## Written instruction
Don't include pictures. Quote the lines below from the first through the line that contains "plt.rcParams['font.family'] = ['Liberation".

## Data
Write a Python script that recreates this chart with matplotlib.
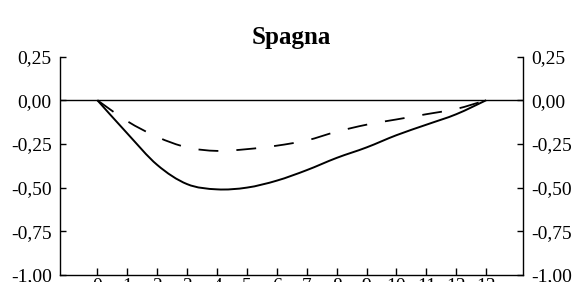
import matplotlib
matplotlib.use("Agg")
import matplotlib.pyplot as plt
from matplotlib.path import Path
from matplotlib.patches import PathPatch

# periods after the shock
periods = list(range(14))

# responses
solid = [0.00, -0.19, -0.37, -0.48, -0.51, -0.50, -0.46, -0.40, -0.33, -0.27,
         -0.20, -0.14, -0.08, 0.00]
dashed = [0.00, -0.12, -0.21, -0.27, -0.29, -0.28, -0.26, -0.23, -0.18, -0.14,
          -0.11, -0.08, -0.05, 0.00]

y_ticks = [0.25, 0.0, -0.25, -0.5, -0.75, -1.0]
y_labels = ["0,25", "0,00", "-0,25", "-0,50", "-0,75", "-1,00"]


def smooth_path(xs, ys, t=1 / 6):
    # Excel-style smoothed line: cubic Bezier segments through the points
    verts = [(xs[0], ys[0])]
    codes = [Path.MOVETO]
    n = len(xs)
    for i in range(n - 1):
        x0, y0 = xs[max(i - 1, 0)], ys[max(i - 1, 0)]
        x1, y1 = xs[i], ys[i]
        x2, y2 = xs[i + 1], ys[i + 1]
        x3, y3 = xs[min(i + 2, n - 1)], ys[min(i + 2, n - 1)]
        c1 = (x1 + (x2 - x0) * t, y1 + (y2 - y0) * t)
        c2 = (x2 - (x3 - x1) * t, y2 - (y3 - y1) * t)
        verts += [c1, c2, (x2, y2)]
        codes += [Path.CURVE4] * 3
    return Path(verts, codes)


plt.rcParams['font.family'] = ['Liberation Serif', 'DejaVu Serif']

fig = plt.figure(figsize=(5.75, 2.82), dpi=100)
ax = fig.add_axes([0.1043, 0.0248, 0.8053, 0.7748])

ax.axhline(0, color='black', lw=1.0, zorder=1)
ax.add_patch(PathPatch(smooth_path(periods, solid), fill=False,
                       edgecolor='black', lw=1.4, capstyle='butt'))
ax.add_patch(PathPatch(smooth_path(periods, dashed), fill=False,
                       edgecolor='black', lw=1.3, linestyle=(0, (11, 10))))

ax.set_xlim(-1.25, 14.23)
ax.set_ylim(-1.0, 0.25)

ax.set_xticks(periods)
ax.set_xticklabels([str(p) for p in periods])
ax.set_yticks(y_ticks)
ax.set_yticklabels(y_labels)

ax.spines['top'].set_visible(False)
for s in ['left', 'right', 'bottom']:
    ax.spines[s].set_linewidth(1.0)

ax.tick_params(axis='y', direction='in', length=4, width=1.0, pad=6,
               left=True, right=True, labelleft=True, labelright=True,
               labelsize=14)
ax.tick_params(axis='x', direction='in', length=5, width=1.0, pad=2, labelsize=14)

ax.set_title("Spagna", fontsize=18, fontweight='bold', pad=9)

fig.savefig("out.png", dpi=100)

## Result
Write a Python script that recreates this chart with matplotlib.
import matplotlib
matplotlib.use("Agg")
import matplotlib.pyplot as plt
from matplotlib.path import Path
from matplotlib.patches import PathPatch

# periods after the shock
periods = list(range(14))

# responses
solid = [0.00, -0.19, -0.37, -0.48, -0.51, -0.50, -0.46, -0.40, -0.33, -0.27,
         -0.20, -0.14, -0.08, 0.00]
dashed = [0.00, -0.12, -0.21, -0.27, -0.29, -0.28, -0.26, -0.23, -0.18, -0.14,
          -0.11, -0.08, -0.05, 0.00]

y_ticks = [0.25, 0.0, -0.25, -0.5, -0.75, -1.0]
y_labels = ["0,25", "0,00", "-0,25", "-0,50", "-0,75", "-1,00"]


def smooth_path(xs, ys, t=1 / 6):
    # Excel-style smoothed line: cubic Bezier segments through the points
    verts = [(xs[0], ys[0])]
    codes = [Path.MOVETO]
    n = len(xs)
    for i in range(n - 1):
        x0, y0 = xs[max(i - 1, 0)], ys[max(i - 1, 0)]
        x1, y1 = xs[i], ys[i]
        x2, y2 = xs[i + 1], ys[i + 1]
        x3, y3 = xs[min(i + 2, n - 1)], ys[min(i + 2, n - 1)]
        c1 = (x1 + (x2 - x0) * t, y1 + (y2 - y0) * t)
        c2 = (x2 - (x3 - x1) * t, y2 - (y3 - y1) * t)
        verts += [c1, c2, (x2, y2)]
        codes += [Path.CURVE4] * 3
    return Path(verts, codes)


plt.rcParams['font.family'] = ['Liberation Serif', 'DejaVu Serif']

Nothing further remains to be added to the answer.